(AIM OF THE EXERCISE): Repeat only the lines from the line containing "Rebuild this chart" through the line containing "return xs, ys", both included, exactly as they stand.

(GIVEN INFORMATION):
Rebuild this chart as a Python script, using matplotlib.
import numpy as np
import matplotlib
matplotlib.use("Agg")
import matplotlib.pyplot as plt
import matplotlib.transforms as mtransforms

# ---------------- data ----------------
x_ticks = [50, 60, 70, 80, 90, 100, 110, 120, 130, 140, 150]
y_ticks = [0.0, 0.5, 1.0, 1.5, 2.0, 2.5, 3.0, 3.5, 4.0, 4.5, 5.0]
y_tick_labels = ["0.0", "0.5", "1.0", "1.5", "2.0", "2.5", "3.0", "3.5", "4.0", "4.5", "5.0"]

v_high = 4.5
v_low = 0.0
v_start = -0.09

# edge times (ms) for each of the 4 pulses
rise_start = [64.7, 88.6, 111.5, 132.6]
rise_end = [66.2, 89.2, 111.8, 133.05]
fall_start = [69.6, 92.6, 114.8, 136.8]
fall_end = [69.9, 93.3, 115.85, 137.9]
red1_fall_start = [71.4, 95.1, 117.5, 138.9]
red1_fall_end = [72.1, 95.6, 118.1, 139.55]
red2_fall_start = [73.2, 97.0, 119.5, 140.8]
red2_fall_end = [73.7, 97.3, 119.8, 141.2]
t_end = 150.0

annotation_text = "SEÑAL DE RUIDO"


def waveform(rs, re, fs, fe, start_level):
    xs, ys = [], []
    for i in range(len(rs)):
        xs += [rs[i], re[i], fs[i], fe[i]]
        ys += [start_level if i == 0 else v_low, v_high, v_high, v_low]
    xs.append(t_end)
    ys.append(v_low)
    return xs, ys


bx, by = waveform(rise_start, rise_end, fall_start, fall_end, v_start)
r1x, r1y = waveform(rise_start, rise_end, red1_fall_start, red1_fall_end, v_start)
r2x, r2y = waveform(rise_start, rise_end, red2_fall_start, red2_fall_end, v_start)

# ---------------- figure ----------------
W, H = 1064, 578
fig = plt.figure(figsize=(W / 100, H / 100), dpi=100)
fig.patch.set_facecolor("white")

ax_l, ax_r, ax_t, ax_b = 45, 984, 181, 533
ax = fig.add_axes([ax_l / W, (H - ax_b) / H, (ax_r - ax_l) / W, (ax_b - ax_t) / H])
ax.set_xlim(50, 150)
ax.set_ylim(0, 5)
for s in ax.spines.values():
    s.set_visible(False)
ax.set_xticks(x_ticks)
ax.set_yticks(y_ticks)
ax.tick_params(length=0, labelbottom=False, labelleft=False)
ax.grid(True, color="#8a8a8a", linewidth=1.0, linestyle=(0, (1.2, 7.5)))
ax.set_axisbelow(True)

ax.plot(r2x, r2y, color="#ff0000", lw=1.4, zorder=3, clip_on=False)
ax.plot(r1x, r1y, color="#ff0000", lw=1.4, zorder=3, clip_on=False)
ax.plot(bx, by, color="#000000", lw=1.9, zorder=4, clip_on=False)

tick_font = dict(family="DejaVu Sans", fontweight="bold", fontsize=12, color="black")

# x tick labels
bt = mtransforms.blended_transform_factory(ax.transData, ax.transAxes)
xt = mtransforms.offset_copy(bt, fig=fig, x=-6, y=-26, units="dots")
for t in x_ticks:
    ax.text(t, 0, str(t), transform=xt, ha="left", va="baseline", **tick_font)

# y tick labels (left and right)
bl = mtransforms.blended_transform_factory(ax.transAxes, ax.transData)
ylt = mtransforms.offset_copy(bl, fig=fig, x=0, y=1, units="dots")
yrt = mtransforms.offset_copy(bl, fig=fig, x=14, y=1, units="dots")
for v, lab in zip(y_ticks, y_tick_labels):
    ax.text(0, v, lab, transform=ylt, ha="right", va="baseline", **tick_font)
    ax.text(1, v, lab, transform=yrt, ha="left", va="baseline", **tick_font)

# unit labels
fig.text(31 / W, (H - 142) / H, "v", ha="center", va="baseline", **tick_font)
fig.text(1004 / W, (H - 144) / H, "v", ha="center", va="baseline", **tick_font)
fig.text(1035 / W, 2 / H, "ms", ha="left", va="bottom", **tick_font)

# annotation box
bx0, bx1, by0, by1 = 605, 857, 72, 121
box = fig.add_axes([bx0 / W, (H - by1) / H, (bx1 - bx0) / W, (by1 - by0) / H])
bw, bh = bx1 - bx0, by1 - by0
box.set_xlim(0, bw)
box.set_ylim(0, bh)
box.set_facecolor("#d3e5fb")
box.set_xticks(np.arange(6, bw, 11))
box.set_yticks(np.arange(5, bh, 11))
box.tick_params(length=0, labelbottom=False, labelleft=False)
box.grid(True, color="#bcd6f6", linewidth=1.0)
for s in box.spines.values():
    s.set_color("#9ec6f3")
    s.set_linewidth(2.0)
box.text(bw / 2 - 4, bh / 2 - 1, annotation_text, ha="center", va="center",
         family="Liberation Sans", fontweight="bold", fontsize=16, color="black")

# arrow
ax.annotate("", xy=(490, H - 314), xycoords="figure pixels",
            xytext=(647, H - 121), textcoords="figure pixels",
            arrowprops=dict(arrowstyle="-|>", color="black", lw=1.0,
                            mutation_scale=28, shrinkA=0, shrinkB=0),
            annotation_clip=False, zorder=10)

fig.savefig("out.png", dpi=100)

...

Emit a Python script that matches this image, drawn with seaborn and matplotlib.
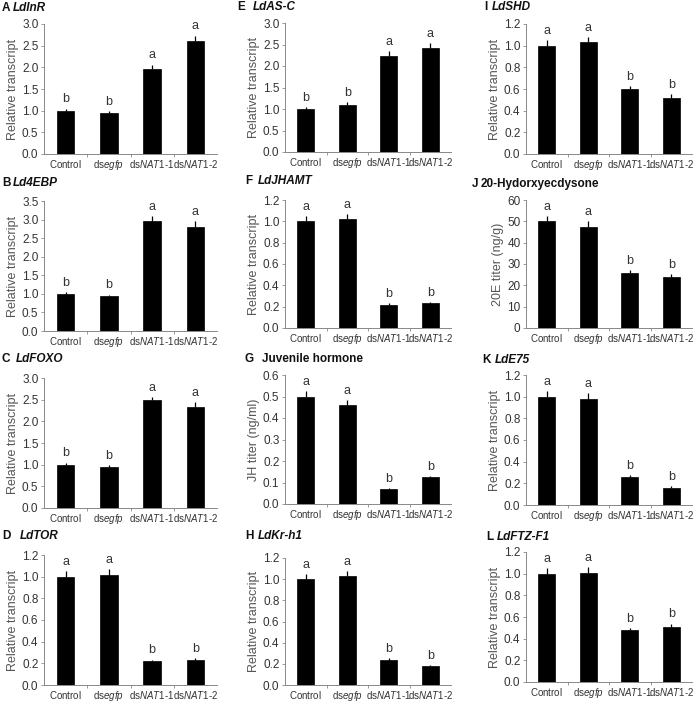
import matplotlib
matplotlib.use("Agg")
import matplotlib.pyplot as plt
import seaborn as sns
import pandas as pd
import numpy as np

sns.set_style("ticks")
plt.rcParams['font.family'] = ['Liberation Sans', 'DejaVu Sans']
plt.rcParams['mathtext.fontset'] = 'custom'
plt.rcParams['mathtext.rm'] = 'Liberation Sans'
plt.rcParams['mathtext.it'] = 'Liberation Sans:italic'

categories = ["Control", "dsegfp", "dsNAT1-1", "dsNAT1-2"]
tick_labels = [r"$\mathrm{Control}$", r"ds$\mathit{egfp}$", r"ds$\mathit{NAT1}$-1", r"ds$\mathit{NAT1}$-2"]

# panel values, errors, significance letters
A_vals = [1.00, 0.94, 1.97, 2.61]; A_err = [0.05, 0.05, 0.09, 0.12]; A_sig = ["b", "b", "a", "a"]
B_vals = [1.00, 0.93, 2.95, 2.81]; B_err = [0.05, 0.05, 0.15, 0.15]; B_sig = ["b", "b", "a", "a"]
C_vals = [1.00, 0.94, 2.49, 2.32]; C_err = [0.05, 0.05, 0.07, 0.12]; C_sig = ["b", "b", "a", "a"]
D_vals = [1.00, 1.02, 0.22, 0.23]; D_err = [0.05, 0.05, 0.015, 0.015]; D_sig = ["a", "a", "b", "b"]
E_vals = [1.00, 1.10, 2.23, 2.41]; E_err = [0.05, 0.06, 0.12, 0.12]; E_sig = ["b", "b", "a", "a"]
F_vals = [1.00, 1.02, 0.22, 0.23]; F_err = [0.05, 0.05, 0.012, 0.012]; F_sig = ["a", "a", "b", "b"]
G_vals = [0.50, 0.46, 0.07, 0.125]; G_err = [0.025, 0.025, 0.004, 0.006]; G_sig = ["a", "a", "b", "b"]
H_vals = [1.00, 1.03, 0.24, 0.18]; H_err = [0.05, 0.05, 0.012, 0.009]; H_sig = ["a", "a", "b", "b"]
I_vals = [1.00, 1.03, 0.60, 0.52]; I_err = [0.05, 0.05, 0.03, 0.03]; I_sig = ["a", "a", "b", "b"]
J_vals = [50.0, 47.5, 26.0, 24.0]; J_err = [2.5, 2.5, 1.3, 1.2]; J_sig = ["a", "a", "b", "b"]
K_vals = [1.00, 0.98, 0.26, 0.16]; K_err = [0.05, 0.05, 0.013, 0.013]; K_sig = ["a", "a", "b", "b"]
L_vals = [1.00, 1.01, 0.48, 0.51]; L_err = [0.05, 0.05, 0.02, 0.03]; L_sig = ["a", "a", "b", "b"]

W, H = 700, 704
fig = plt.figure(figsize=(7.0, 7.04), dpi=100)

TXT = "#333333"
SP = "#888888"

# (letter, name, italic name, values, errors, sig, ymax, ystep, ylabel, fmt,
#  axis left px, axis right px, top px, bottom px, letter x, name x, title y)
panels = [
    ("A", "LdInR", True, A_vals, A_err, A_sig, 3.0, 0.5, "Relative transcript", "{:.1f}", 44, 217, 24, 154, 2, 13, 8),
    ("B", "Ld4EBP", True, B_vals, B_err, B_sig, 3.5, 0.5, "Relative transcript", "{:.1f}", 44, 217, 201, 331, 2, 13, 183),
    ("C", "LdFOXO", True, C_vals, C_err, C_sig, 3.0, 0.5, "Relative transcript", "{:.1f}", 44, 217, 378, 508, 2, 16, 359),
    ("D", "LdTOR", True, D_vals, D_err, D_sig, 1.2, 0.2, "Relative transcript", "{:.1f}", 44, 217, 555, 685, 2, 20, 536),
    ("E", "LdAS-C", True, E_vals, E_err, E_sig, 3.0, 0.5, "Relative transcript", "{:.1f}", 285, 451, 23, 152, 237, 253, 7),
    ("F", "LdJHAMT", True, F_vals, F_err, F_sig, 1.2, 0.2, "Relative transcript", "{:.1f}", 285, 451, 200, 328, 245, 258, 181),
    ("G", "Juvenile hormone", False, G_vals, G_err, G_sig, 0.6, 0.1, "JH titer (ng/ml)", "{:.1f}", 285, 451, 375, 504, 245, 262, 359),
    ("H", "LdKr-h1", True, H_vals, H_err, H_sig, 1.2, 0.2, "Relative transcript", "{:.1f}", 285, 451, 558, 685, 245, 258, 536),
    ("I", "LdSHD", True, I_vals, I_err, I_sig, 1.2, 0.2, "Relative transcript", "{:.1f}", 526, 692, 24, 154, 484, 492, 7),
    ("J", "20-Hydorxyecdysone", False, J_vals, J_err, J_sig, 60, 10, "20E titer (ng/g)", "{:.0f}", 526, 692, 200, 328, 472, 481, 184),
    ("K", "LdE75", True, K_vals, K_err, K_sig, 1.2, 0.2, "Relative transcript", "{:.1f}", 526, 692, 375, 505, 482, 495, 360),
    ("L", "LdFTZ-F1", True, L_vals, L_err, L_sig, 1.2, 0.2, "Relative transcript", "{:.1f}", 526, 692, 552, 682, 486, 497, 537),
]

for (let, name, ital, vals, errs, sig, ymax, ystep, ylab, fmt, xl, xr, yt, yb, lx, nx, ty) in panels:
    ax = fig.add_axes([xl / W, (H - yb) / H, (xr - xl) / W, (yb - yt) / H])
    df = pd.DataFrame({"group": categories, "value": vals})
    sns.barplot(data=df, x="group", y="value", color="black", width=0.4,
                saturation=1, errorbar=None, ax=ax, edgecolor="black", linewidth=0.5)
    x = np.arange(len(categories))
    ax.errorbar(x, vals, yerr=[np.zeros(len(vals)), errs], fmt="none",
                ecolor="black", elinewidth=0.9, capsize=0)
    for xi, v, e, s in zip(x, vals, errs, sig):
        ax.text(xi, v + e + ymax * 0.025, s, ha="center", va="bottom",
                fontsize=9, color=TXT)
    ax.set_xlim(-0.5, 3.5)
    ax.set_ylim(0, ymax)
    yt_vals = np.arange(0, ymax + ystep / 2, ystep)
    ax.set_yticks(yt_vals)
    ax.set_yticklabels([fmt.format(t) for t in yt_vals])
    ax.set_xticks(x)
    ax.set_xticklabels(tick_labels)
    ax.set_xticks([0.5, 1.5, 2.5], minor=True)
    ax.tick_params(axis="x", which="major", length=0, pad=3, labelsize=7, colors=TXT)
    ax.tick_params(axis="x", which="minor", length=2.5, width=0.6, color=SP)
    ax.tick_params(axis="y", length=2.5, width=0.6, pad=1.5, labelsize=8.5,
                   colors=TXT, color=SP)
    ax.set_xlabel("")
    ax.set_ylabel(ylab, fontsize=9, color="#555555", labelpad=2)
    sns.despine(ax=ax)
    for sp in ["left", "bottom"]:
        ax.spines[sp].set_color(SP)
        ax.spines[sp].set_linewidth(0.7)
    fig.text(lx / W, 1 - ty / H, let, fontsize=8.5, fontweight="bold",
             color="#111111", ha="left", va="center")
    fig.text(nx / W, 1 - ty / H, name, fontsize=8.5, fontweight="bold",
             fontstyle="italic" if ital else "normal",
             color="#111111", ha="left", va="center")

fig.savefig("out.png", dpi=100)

==

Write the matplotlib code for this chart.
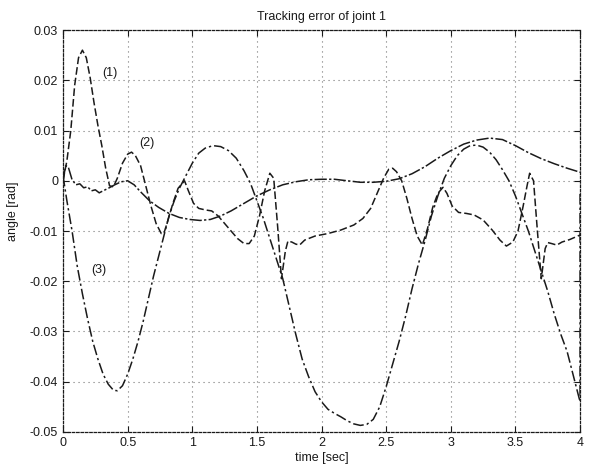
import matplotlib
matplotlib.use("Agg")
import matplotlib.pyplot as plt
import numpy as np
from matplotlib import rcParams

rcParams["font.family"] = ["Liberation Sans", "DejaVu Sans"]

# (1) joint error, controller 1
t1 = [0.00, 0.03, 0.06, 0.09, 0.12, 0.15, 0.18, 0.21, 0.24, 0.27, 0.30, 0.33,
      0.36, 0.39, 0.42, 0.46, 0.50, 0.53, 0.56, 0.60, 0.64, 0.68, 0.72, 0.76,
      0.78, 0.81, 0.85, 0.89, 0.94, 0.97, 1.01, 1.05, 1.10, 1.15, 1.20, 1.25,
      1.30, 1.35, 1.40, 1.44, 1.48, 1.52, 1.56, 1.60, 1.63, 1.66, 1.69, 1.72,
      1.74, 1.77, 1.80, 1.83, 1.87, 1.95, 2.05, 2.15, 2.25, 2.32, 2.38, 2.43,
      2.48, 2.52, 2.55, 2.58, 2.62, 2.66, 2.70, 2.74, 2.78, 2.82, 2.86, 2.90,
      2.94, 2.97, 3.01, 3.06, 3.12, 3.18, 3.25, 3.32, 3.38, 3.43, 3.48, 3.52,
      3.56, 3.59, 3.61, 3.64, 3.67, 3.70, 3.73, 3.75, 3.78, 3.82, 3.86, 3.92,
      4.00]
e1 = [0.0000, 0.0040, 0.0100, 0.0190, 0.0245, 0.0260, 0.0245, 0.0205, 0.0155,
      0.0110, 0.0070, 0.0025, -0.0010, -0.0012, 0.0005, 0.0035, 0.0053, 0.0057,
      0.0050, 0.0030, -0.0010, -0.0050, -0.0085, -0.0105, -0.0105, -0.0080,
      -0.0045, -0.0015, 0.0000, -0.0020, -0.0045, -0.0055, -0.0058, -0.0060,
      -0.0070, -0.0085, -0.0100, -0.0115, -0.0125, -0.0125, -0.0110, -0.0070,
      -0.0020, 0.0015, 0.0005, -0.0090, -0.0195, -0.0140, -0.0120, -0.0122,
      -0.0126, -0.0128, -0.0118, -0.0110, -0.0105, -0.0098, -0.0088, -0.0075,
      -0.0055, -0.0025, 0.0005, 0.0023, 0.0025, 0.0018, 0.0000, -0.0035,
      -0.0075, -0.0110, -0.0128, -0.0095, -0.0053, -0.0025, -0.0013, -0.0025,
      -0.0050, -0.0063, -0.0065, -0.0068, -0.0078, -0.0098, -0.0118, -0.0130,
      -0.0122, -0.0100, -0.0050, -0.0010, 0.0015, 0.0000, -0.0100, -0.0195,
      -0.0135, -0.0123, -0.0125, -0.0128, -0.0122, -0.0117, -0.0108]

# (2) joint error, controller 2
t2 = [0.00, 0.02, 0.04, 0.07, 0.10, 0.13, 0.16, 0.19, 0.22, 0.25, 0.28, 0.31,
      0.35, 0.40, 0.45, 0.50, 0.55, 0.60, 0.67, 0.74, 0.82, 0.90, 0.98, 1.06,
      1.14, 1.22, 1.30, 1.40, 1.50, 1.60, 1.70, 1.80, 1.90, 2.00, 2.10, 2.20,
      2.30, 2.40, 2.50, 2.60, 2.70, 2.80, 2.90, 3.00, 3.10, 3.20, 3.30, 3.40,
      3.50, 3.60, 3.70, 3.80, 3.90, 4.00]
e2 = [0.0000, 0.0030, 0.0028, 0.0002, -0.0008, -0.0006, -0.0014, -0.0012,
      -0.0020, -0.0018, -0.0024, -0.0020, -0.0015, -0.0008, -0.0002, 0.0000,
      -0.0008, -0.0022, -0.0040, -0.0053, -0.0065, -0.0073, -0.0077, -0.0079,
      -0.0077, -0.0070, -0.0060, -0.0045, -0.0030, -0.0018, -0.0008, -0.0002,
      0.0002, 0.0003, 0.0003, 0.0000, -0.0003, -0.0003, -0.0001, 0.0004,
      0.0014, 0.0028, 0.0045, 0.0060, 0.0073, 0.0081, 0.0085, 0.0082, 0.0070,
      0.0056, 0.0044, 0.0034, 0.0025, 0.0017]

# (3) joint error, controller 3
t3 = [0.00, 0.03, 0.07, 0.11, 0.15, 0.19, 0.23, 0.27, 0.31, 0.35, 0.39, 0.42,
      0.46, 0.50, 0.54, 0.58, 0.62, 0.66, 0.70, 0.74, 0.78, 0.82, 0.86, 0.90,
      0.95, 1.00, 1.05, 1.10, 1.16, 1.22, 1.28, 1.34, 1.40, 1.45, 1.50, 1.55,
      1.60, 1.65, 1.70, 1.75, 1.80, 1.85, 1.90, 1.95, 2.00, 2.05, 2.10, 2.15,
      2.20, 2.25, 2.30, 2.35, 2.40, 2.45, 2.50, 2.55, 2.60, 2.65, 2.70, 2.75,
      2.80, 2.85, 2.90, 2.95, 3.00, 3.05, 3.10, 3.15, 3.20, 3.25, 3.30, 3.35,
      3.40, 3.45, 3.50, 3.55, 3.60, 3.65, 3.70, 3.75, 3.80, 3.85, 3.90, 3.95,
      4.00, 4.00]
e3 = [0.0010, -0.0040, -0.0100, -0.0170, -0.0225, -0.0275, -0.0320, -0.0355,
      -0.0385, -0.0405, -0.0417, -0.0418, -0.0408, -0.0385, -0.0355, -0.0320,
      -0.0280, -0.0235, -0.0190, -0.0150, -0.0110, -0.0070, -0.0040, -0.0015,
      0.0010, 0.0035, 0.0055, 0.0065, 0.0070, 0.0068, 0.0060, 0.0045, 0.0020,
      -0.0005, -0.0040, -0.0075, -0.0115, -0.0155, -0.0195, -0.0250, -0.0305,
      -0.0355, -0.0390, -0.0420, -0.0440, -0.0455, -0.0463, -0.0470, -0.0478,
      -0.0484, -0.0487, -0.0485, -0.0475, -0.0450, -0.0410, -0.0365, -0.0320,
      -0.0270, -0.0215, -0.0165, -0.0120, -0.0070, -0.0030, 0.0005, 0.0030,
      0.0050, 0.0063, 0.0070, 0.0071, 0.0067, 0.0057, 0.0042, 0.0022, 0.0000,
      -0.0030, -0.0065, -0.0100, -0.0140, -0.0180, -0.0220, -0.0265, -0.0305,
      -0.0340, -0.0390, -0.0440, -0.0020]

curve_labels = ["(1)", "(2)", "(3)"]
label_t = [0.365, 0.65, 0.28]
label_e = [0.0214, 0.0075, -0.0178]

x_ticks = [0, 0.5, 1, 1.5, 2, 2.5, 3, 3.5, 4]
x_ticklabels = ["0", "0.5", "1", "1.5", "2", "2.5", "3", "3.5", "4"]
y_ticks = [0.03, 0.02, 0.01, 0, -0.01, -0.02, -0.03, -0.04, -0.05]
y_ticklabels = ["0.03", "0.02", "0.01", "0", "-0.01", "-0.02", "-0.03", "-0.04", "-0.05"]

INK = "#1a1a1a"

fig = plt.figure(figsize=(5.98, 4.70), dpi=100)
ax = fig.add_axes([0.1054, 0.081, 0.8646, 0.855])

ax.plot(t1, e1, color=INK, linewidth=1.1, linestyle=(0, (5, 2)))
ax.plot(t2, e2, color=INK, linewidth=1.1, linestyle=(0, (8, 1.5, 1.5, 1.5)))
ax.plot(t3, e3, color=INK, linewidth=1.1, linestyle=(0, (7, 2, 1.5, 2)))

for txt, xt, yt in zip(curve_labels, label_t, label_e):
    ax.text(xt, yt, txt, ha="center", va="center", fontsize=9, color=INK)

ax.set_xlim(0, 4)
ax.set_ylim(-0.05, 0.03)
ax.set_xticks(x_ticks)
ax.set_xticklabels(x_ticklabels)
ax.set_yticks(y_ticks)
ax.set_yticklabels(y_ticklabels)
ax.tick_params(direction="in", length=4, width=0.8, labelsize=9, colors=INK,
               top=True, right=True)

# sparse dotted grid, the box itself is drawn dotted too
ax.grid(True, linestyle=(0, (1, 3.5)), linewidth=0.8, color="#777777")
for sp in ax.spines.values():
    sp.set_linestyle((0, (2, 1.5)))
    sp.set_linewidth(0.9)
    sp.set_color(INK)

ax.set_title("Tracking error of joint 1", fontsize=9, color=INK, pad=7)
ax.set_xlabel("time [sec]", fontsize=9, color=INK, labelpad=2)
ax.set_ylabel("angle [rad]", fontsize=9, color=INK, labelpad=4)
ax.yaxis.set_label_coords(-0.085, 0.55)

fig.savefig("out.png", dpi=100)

(RESPONSE):
Rebuild this chart as a Python script, using matplotlib.
import numpy as np
import matplotlib
matplotlib.use("Agg")
import matplotlib.pyplot as plt
import matplotlib.transforms as mtransforms

# ---------------- data ----------------
x_ticks = [50, 60, 70, 80, 90, 100, 110, 120, 130, 140, 150]
y_ticks = [0.0, 0.5, 1.0, 1.5, 2.0, 2.5, 3.0, 3.5, 4.0, 4.5, 5.0]
y_tick_labels = ["0.0", "0.5", "1.0", "1.5", "2.0", "2.5", "3.0", "3.5", "4.0", "4.5", "5.0"]

v_high = 4.5
v_low = 0.0
v_start = -0.09

# edge times (ms) for each of the 4 pulses
rise_start = [64.7, 88.6, 111.5, 132.6]
rise_end = [66.2, 89.2, 111.8, 133.05]
fall_start = [69.6, 92.6, 114.8, 136.8]
fall_end = [69.9, 93.3, 115.85, 137.9]
red1_fall_start = [71.4, 95.1, 117.5, 138.9]
red1_fall_end = [72.1, 95.6, 118.1, 139.55]
red2_fall_start = [73.2, 97.0, 119.5, 140.8]
red2_fall_end = [73.7, 97.3, 119.8, 141.2]
t_end = 150.0

annotation_text = "SEÑAL DE RUIDO"


def waveform(rs, re, fs, fe, start_level):
    xs, ys = [], []
    for i in range(len(rs)):
        xs += [rs[i], re[i], fs[i], fe[i]]
        ys += [start_level if i == 0 else v_low, v_high, v_high, v_low]
    xs.append(t_end)
    ys.append(v_low)
    return xs, ys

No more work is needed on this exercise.